Executives at T.S. Designs want to expand their influence beyond daily operations and employee lifestyles. Education is a fast-growing component of the company's mission.
Henry wants to create a sign path along the property to teach visitors about eco-friendly business goals.
Students visit T.S. Designs on field trips.
A project with Central Carolina Community College's sustainable agriculture program will transform a vacant acre into an employee food garden.
The company also is working with N.C. State University to encourage organic cotton growth in North Carolina.
To further educational and business interests, the men plan to install a 65-foot, 1,000-watt wind turbine and hope to have it functioning in a few months.
"It's a toy; it's not going to produce a lot of energy for a business," Henry says. "It's the same as the solar array -- you can't make any economic sense out of it."
But sometimes the message is more important than the substantive impact. Both devices act as a billboard of sorts, advertising the company's eco-friendly objectives and, they hope, attracting like-minded customers.
In the next few months, the company will add another eco-friendly feature that will literally lure people off the highway.

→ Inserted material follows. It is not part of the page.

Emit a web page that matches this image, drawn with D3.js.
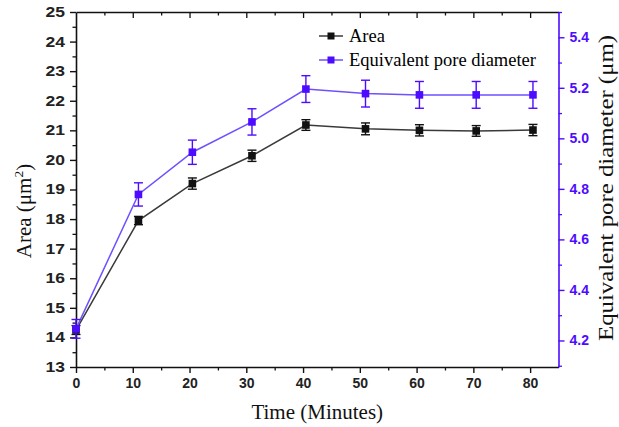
<!DOCTYPE html>
<html>
<head>
<meta charset="utf-8">
<script src="https://cdn.jsdelivr.net/npm/d3@7"></script>
<style>
  html, body { margin: 0; padding: 0; background: #fff; }
  svg { display: block; }
</style>
</head>
<body>
<svg id="chart" width="619" height="427"></svg>
<script>
// ---- data ----
const times = [0, 11, 20.5, 31, 40.5, 51, 60.5, 70.5, 80.5];
const area = [14.25, 17.95, 19.2, 20.14, 21.18, 21.05, 21.0, 20.98, 21.01];
const areaErr = [0.15, 0.14, 0.19, 0.19, 0.18, 0.2, 0.19, 0.18, 0.19];
const diameter = [4.246, 4.778, 4.945, 5.065, 5.195, 5.177, 5.172, 5.172, 5.172];
const diameterErr = [0.037, 0.046, 0.048, 0.052, 0.053, 0.053, 0.053, 0.053, 0.053];
const xTicks = [0, 10, 20, 30, 40, 50, 60, 70, 80];
const yLeftTicks = [13, 14, 15, 16, 17, 18, 19, 20, 21, 22, 23, 24, 25];
const yRightTicks = [4.2, 4.4, 4.6, 4.8, 5.0, 5.2, 5.4];
const seriesNames = ["Area", "Equivalent pore diameter"];
const xTitle = "Time (Minutes)";
const yLeftTitle = "Area (\u03bcm";
const yRightTitle = "Equivalent pore diameter (\u03bcm)";

// ---- layout ----
const L = 76, R = 558.5, T = 12, B = 367;
const black = "#111", blackLine = "#3a3a3a";
const purple = "#4d0cff", purpleLine = "#6e50ff";
const serif = "'Liberation Serif', 'Times New Roman', serif";
const sans = "'Liberation Sans', Arial, sans-serif";

const svg = d3.select("#chart");
const x = d3.scaleLinear().domain([0, 85]).range([L, R]);
const yL = d3.scaleLinear().domain([13, 25]).range([B, T]);
const yR = d3.scaleLinear().domain([4.095, 5.5]).range([B, T]);

// minor ticks helpers
const xMinor = d3.range(5, 85, 10);
const yLMinor = d3.range(13.5, 25, 1);
const yRMinor = d3.range(4.1, 5.5, 0.2).map(v => +v.toFixed(2));

function styleAxis(g, color, fontColor, size) {
  g.select(".domain").attr("stroke", color).attr("stroke-width", 1.6);
  g.selectAll(".tick line").attr("stroke", color).attr("stroke-width", 1.4);
  g.selectAll(".tick text").attr("fill", fontColor).attr("font-family", sans)
    .attr("font-weight", "bold").attr("font-size", size);
}

// bottom axis
const gx = svg.append("g").attr("transform", `translate(0,${B})`)
  .call(d3.axisBottom(x).tickValues(xTicks).tickSize(6).tickSizeOuter(0).tickPadding(4).tickFormat(d3.format("d")));
styleAxis(gx, black, "#222", 14);
gx.selectAll(".tick text").attr("dy", "0.75em");
svg.append("g").attr("transform", `translate(0,${B})`)
  .call(d3.axisBottom(x).tickValues(xMinor).tickSize(3.5).tickFormat(""))
  .call(g => g.select(".domain").remove())
  .selectAll("line").attr("stroke", black).attr("stroke-width", 1.3);

// top axis (ticks inward)
svg.append("g").attr("transform", `translate(0,${T})`)
  .call(d3.axisBottom(x).tickValues(xTicks.slice(1)).tickSize(6).tickSizeOuter(0).tickFormat(""))
  .call(g => g.select(".domain").attr("stroke", black).attr("stroke-width", 1.6))
  .selectAll(".tick line").attr("stroke", black).attr("stroke-width", 1.3);
svg.append("g").attr("transform", `translate(0,${T})`)
  .call(d3.axisBottom(x).tickValues(xMinor).tickSize(3.5).tickFormat(""))
  .call(g => g.select(".domain").remove())
  .selectAll("line").attr("stroke", black).attr("stroke-width", 1.3);

// left axis
const gyl = svg.append("g").attr("transform", `translate(${L},0)`)
  .call(d3.axisLeft(yL).tickValues(yLeftTicks).tickSize(6).tickSizeOuter(0).tickPadding(5).tickFormat(d3.format("d")));
styleAxis(gyl, black, "#222", 14);
gyl.selectAll(".tick text").attr("transform", "translate(-11,0) scale(1.25,1) translate(11,0)");
svg.append("g").attr("transform", `translate(${L},0)`)
  .call(d3.axisLeft(yL).tickValues(yLMinor).tickSize(3.5).tickFormat(""))
  .call(g => g.select(".domain").remove())
  .selectAll("line").attr("stroke", black).attr("stroke-width", 1.3);

// right axis
const gyr = svg.append("g").attr("transform", `translate(${R},0)`)
  .call(d3.axisRight(yR).tickValues(yRightTicks).tickSize(6).tickSizeOuter(0).tickPadding(5).tickFormat(d3.format(".1f")));
styleAxis(gyr, purple, purple, 14);
svg.append("g").attr("transform", `translate(${R},0)`)
  .call(d3.axisRight(yR).tickValues(yRMinor).tickSize(3.5).tickFormat(""))
  .call(g => g.select(".domain").remove())
  .selectAll("line").attr("stroke", purple).attr("stroke-width", 1.3);

// series drawing
function drawSeries(vals, errs, yScale, lineColor, markColor) {
  const pts = times.map((t, i) => ({ t, v: vals[i], e: errs[i] }));
  const g = svg.append("g");
  g.append("path").datum(pts)
    .attr("fill", "none").attr("stroke", lineColor).attr("stroke-width", 1.5)
    .attr("d", d3.line().x(d => x(d.t)).y(d => yScale(d.v)));
  const eb = g.selectAll(".eb").data(pts).enter().append("g");
  eb.append("line").attr("x1", d => x(d.t)).attr("x2", d => x(d.t))
    .attr("y1", d => yScale(d.v - d.e)).attr("y2", d => yScale(d.v + d.e))
    .attr("stroke", markColor).attr("stroke-width", 1.4);
  [-1, 1].forEach(s => {
    eb.append("line").attr("x1", d => x(d.t) - 4.5).attr("x2", d => x(d.t) + 4.5)
      .attr("y1", d => yScale(d.v + s * d.e)).attr("y2", d => yScale(d.v + s * d.e))
      .attr("stroke", markColor).attr("stroke-width", 1.4);
  });
  g.selectAll(".mk").data(pts).enter().append("rect")
    .attr("x", d => x(d.t) - 3.8).attr("y", d => yScale(d.v) - 3.8)
    .attr("width", 7.6).attr("height", 7.6).attr("fill", markColor);
}
drawSeries(area, areaErr, yL, blackLine, black);
drawSeries(diameter, diameterErr, yR, purpleLine, purple);

// legend
const legend = [
  { name: seriesNames[0], line: blackLine, mark: black, y: 36 },
  { name: seriesNames[1], line: purpleLine, mark: purple, y: 60 }
];
const lg = svg.append("g");
legend.forEach(d => {
  lg.append("line").attr("x1", 319).attr("x2", 343).attr("y1", d.y).attr("y2", d.y)
    .attr("stroke", d.line).attr("stroke-width", 1.5);
  lg.append("rect").attr("x", 331 - 3.5).attr("y", d.y - 3.5).attr("width", 7).attr("height", 7).attr("fill", d.mark);
  lg.append("text").attr("x", 349).attr("y", d.y + 6).text(d.name)
    .attr("font-family", serif).attr("font-size", 18.5).attr("fill", "#000");
});

// axis titles
svg.append("text").attr("x", (L + R) / 2).attr("y", 419).attr("text-anchor", "middle")
  .attr("font-family", serif).attr("font-size", 21).attr("fill", "#111").text(xTitle);

const lt = svg.append("text").attr("transform", "translate(31,211) rotate(-90)")
  .attr("text-anchor", "middle").attr("font-family", serif).attr("font-size", 21).attr("fill", "#111");
lt.append("tspan").text(yLeftTitle);
lt.append("tspan").attr("dy", -8).attr("font-size", 13.5).text("2");
lt.append("tspan").attr("dy", 8).text(")");

svg.append("text").attr("transform", "translate(613,188) rotate(-90)")
  .attr("text-anchor", "middle").attr("font-family", serif).attr("font-size", 20.5)
  .attr("textLength", 306).attr("lengthAdjust", "spacingAndGlyphs")
  .attr("fill", "#111").text(yRightTitle);
</script>
</body>
</html>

The company will soon join the B100 community trail, a group of 100 percent biodiesel filling stations across North Carolina.
The state already has 10 existing biofuel stations, and this will be the 11th, says Lyle Estill of Piedmont Biofuels.
"There's already a community over there interested in the stuff, wanting the stuff, begging for the stuff," says Estill, whose company will operate the pump.
Henry hopes to attract bands and politicians traveling down the I-40/85 corridor to the biodiesel pump -- anybody with a diesel-powered vehicle, really.
Henry and Sineath see it as yet another way to spread the sustainability message, as well as to promote the company.
"We used to be the fringe, the weird guys," Henry says. "Now, this is becoming mainstream."